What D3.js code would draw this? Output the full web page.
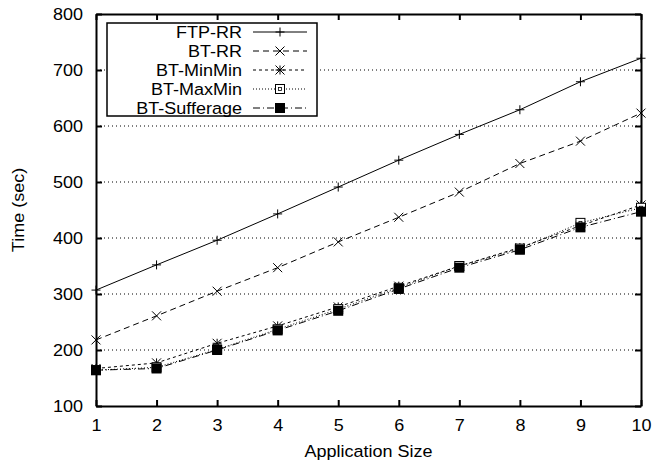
<!DOCTYPE html>
<html>
<head>
<meta charset="utf-8">
<script src="https://cdn.jsdelivr.net/npm/d3@7"></script>
<style>
  body { margin: 0; background: #fff; }
  text { font-family: "Liberation Sans", Arial, sans-serif; fill: #000; }
</style>
</head>
<body>
<svg id="chart" width="655" height="462"></svg>
<script>
const sizes = [1, 2, 3, 4, 5, 6, 7, 8, 9, 10];
const ftpRR = [307, 352, 396, 443, 491, 539, 585, 629, 679, 721];
const btRR = [218, 261, 305, 347, 393, 437, 482, 533, 573, 623];
const btMinMin = [167, 177, 212, 243, 277, 314, 350, 383, 422, 459];
const btMaxMin = [164, 169, 201, 237, 273, 311, 350, 381, 427, 454];
const btSufferage = [164, 167, 200, 235, 270, 309, 347, 379, 419, 447];
const yTicks = [100, 200, 300, 400, 500, 600, 700, 800];

const series = [
  { name: "FTP-RR", values: ftpRR, dash: null, marker: "plus" },
  { name: "BT-RR", values: btRR, dash: "6,4", marker: "cross" },
  { name: "BT-MinMin", values: btMinMin, dash: "3,3", marker: "star" },
  { name: "BT-MaxMin", values: btMaxMin, dash: "1,2", marker: "open" },
  { name: "BT-Sufferage", values: btSufferage, dash: "7,3,1,3", marker: "filled" },
];

const width = 655, height = 462;
const margin = { top: 14, right: 14, bottom: 56, left: 96 };
const fs = 17;
const sx = 1.06; // text looks a bit wide in the reference

const svg = d3.select("#chart");

const x = d3.scaleLinear().domain([1, 10]).range([margin.left, width - margin.right]);
const y = d3.scaleLinear().domain([100, 800]).range([height - margin.bottom, margin.top]);

// grid
svg.append("g")
  .selectAll("line")
  .data(yTicks.slice(1, -1))
  .join("line")
  .attr("x1", margin.left).attr("x2", width - margin.right)
  .attr("y1", d => y(d)).attr("y2", d => y(d))
  .attr("stroke", "#000").attr("stroke-width", 1)
  .attr("stroke-dasharray", "1,3");

const stretch = (g) => {
  g.selectAll(".tick text").each(function () {
    const t = d3.select(this);
    const tx = +t.attr("x") || 0;
    t.attr("x", tx / sx).attr("transform", `scale(${sx},1)`)
      .attr("font-size", fs).attr("fill", "#000");
  });
};

svg.append("g")
  .attr("transform", `translate(${margin.left},0)`)
  .call(d3.axisLeft(y).tickValues(yTicks).tickSize(-6).tickPadding(13).tickSizeOuter(0))
  .call(stretch);

svg.append("g")
  .attr("transform", `translate(${width - margin.right},0)`)
  .call(d3.axisRight(y).tickValues(yTicks).tickSize(-6).tickFormat("").tickSizeOuter(0));

svg.append("g")
  .attr("transform", `translate(0,${height - margin.bottom})`)
  .call(d3.axisBottom(x).tickValues(sizes).tickSize(-6).tickPadding(13).tickFormat(d3.format("d")).tickSizeOuter(0))
  .call(stretch);

svg.append("g")
  .attr("transform", `translate(0,${margin.top})`)
  .call(d3.axisTop(x).tickValues(sizes).tickSize(-6).tickFormat("").tickSizeOuter(0));

svg.selectAll(".domain").attr("stroke", "#000").attr("stroke-width", 2);
svg.selectAll(".tick line").attr("stroke", "#000").attr("stroke-width", 2);

// axis titles
svg.append("text")
  .attr("transform", `translate(${(margin.left + width - margin.right) / 2},457) scale(${sx},1)`)
  .attr("text-anchor", "middle").attr("font-size", fs)
  .text("Application Size");

svg.append("text")
  .attr("transform", `translate(24,${(margin.top + height - margin.bottom) / 2}) rotate(-90) scale(${sx},1)`)
  .attr("text-anchor", "middle").attr("font-size", fs)
  .text("Time (sec)");

function drawMarker(g, type, cx, cy) {
  const r = 4.5;
  if (type === "plus" || type === "star") {
    g.append("path").attr("d", `M${cx - r},${cy}H${cx + r}M${cx},${cy - r}V${cy + r}`)
      .attr("stroke", "#000").attr("stroke-width", 1);
  }
  if (type === "cross" || type === "star") {
    g.append("path").attr("d", `M${cx - r},${cy - r}L${cx + r},${cy + r}M${cx - r},${cy + r}L${cx + r},${cy - r}`)
      .attr("stroke", "#000").attr("stroke-width", 1);
  }
  if (type === "open") {
    g.append("rect").attr("x", cx - r).attr("y", cy - r).attr("width", 2 * r).attr("height", 2 * r)
      .attr("fill", "#fff").attr("stroke", "#000").attr("stroke-width", 1);
    g.append("rect").attr("x", cx - 1.5).attr("y", cy - 1.5).attr("width", 3).attr("height", 3)
      .attr("fill", "#fff").attr("stroke", "#000").attr("stroke-width", 0.8);
  }
  if (type === "filled") {
    g.append("rect").attr("x", cx - 5).attr("y", cy - 5).attr("width", 10).attr("height", 10)
      .attr("fill", "#000");
  }
}

const line = d3.line().x((d, i) => x(sizes[i])).y(d => y(d));

series.forEach(s => {
  const g = svg.append("g");
  g.append("path")
    .attr("d", line(s.values))
    .attr("fill", "none").attr("stroke", "#000").attr("stroke-width", 1)
    .attr("stroke-dasharray", s.dash);
  s.values.forEach((v, i) => drawMarker(g, s.marker, x(sizes[i]), y(v)));
});

// legend
const legend = svg.append("g");
legend.append("rect")
  .attr("x", 107).attr("y", 23).attr("width", 210).attr("height", 93)
  .attr("fill", "#fff").attr("stroke", "#000").attr("stroke-width", 1.5);

series.forEach((s, i) => {
  const ly = 32 + i * 19;
  legend.append("text")
    .attr("transform", `translate(242,${ly}) scale(${sx},1)`)
    .attr("text-anchor", "end").attr("dy", "0.35em").attr("font-size", fs)
    .text(s.name);
  legend.append("line")
    .attr("x1", 253).attr("x2", 307).attr("y1", ly).attr("y2", ly)
    .attr("stroke", "#000").attr("stroke-width", 1)
    .attr("stroke-dasharray", s.dash);
  drawMarker(legend, s.marker, 280, ly);
});
</script>
</body>
</html>
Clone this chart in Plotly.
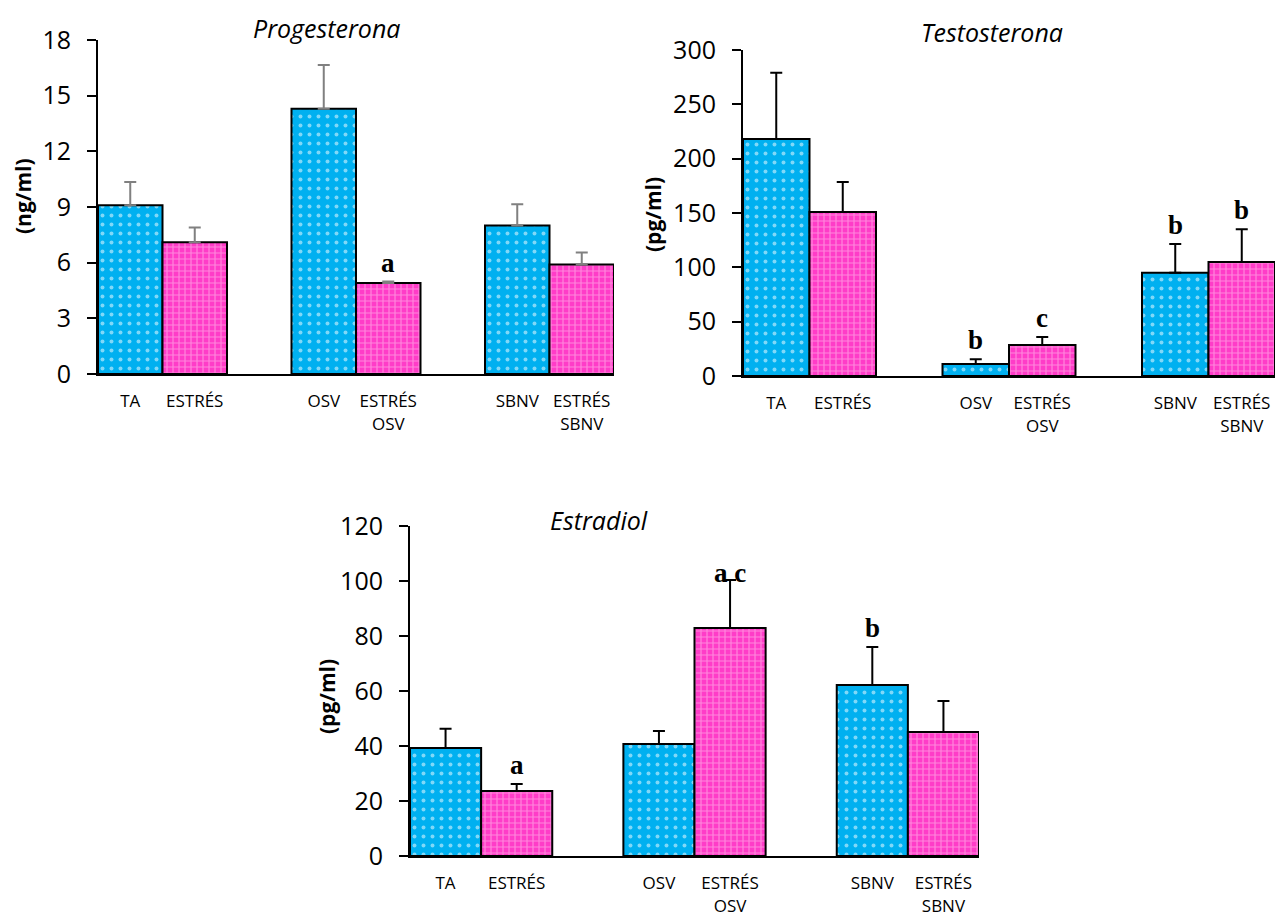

= = =

**Aim of the task**
Exclude the images and reproduce the remaining data exactly.

**Written solution**
What D3.js code would draw this? Output the full web page.
<!DOCTYPE html>
<html>
<head>
<meta charset="utf-8">
<script src="https://cdn.jsdelivr.net/npm/d3@7"></script>
<style>
  body { margin: 0; background: #fff; }
  text { font-family: "Liberation Sans", Arial, sans-serif; fill: #000; }
</style>
</head>
<body>
<svg id="chart" width="655" height="462"></svg>
<script>
const sizes = [1, 2, 3, 4, 5, 6, 7, 8, 9, 10];
const ftpRR = [307, 352, 396, 443, 491, 539, 585, 629, 679, 721];
const btRR = [218, 261, 305, 347, 393, 437, 482, 533, 573, 623];
const btMinMin = [167, 177, 212, 243, 277, 314, 350, 383, 422, 459];
const btMaxMin = [164, 169, 201, 237, 273, 311, 350, 381, 427, 454];
const btSufferage = [164, 167, 200, 235, 270, 309, 347, 379, 419, 447];
const yTicks = [100, 200, 300, 400, 500, 600, 700, 800];

const series = [
  { name: "FTP-RR", values: ftpRR, dash: null, marker: "plus" },
  { name: "BT-RR", values: btRR, dash: "6,4", marker: "cross" },
  { name: "BT-MinMin", values: btMinMin, dash: "3,3", marker: "star" },
  { name: "BT-MaxMin", values: btMaxMin, dash: "1,2", marker: "open" },
  { name: "BT-Sufferage", values: btSufferage, dash: "7,3,1,3", marker: "filled" },
];

const width = 655, height = 462;
const margin = { top: 14, right: 14, bottom: 56, left: 96 };
const fs = 17;
const sx = 1.06; // text looks a bit wide in the reference

const svg = d3.select("#chart");

const x = d3.scaleLinear().domain([1, 10]).range([margin.left, width - margin.right]);
const y = d3.scaleLinear().domain([100, 800]).range([height - margin.bottom, margin.top]);

// grid
svg.append("g")
  .selectAll("line")
  .data(yTicks.slice(1, -1))
  .join("line")
  .attr("x1", margin.left).attr("x2", width - margin.right)
  .attr("y1", d => y(d)).attr("y2", d => y(d))
  .attr("stroke", "#000").attr("stroke-width", 1)
  .attr("stroke-dasharray", "1,3");

const stretch = (g) => {
  g.selectAll(".tick text").each(function () {
    const t = d3.select(this);
    const tx = +t.attr("x") || 0;
    t.attr("x", tx / sx).attr("transform", `scale(${sx},1)`)
      .attr("font-size", fs).attr("fill", "#000");
  });
};

svg.append("g")
  .attr("transform", `translate(${margin.left},0)`)
  .call(d3.axisLeft(y).tickValues(yTicks).tickSize(-6).tickPadding(13).tickSizeOuter(0))
  .call(stretch);

svg.append("g")
  .attr("transform", `translate(${width - margin.right},0)`)
  .call(d3.axisRight(y).tickValues(yTicks).tickSize(-6).tickFormat("").tickSizeOuter(0));

svg.append("g")
  .attr("transform", `translate(0,${height - margin.bottom})`)
  .call(d3.axisBottom(x).tickValues(sizes).tickSize(-6).tickPadding(13).tickFormat(d3.format("d")).tickSizeOuter(0))
  .call(stretch);

svg.append("g")
  .attr("transform", `translate(0,${margin.top})`)
  .call(d3.axisTop(x).tickValues(sizes).tickSize(-6).tickFormat("").tickSizeOuter(0));

svg.selectAll(".domain").attr("stroke", "#000").attr("stroke-width", 2);
svg.selectAll(".tick line").attr("stroke", "#000").attr("stroke-width", 2);

// axis titles
svg.append("text")
  .attr("transform", `translate(${(margin.left + width - margin.right) / 2},457) scale(${sx},1)`)
  .attr("text-anchor", "middle").attr("font-size", fs)
  .text("Application Size");

svg.append("text")
  .attr("transform", `translate(24,${(margin.top + height - margin.bottom) / 2}) rotate(-90) scale(${sx},1)`)
  .attr("text-anchor", "middle").attr("font-size", fs)
  .text("Time (sec)");

function drawMarker(g, type, cx, cy) {
  const r = 4.5;
  if (type === "plus" || type === "star") {
    g.append("path").attr("d", `M${cx - r},${cy}H${cx + r}M${cx},${cy - r}V${cy + r}`)
      .attr("stroke", "#000").attr("stroke-width", 1);
  }
  if (type === "cross" || type === "star") {
    g.append("path").attr("d", `M${cx - r},${cy - r}L${cx + r},${cy + r}M${cx - r},${cy + r}L${cx + r},${cy - r}`)
      .attr("stroke", "#000").attr("stroke-width", 1);
  }
  if (type === "open") {
    g.append("rect").attr("x", cx - r).attr("y", cy - r).attr("width", 2 * r).attr("height", 2 * r)
      .attr("fill", "#fff").attr("stroke", "#000").attr("stroke-width", 1);
    g.append("rect").attr("x", cx - 1.5).attr("y", cy - 1.5).attr("width", 3).attr("height", 3)
      .attr("fill", "#fff").attr("stroke", "#000").attr("stroke-width", 0.8);
  }
  if (type === "filled") {
    g.append("rect").attr("x", cx - 5).attr("y", cy - 5).attr("width", 10).attr("height", 10)
      .attr("fill", "#000");
  }
}

const line = d3.line().x((d, i) => x(sizes[i])).y(d => y(d));

series.forEach(s => {
  const g = svg.append("g");
  g.append("path")
    .attr("d", line(s.values))
    .attr("fill", "none").attr("stroke", "#000").attr("stroke-width", 1)
    .attr("stroke-dasharray", s.dash);
  s.values.forEach((v, i) => drawMarker(g, s.marker, x(sizes[i]), y(v)));
});

// legend
const legend = svg.append("g");
legend.append("rect")
  .attr("x", 107).attr("y", 23).attr("width", 210).attr("height", 93)
  .attr("fill", "#fff").attr("stroke", "#000").attr("stroke-width", 1.5);

series.forEach((s, i) => {
  const ly = 32 + i * 19;
  legend.append("text")
    .attr("transform", `translate(242,${ly}) scale(${sx},1)`)
    .attr("text-anchor", "end").attr("dy", "0.35em").attr("font-size", fs)
    .text(s.name);
  legend.append("line")
    .attr("x1", 253).attr("x2", 307).attr("y1", ly).attr("y2", ly)
    .attr("stroke", "#000").attr("stroke-width", 1)
    .attr("stroke-dasharray", s.dash);
  drawMarker(legend, s.marker, 280, ly);
});
</script>
</body>
</html>
Clone this chart in Plotly.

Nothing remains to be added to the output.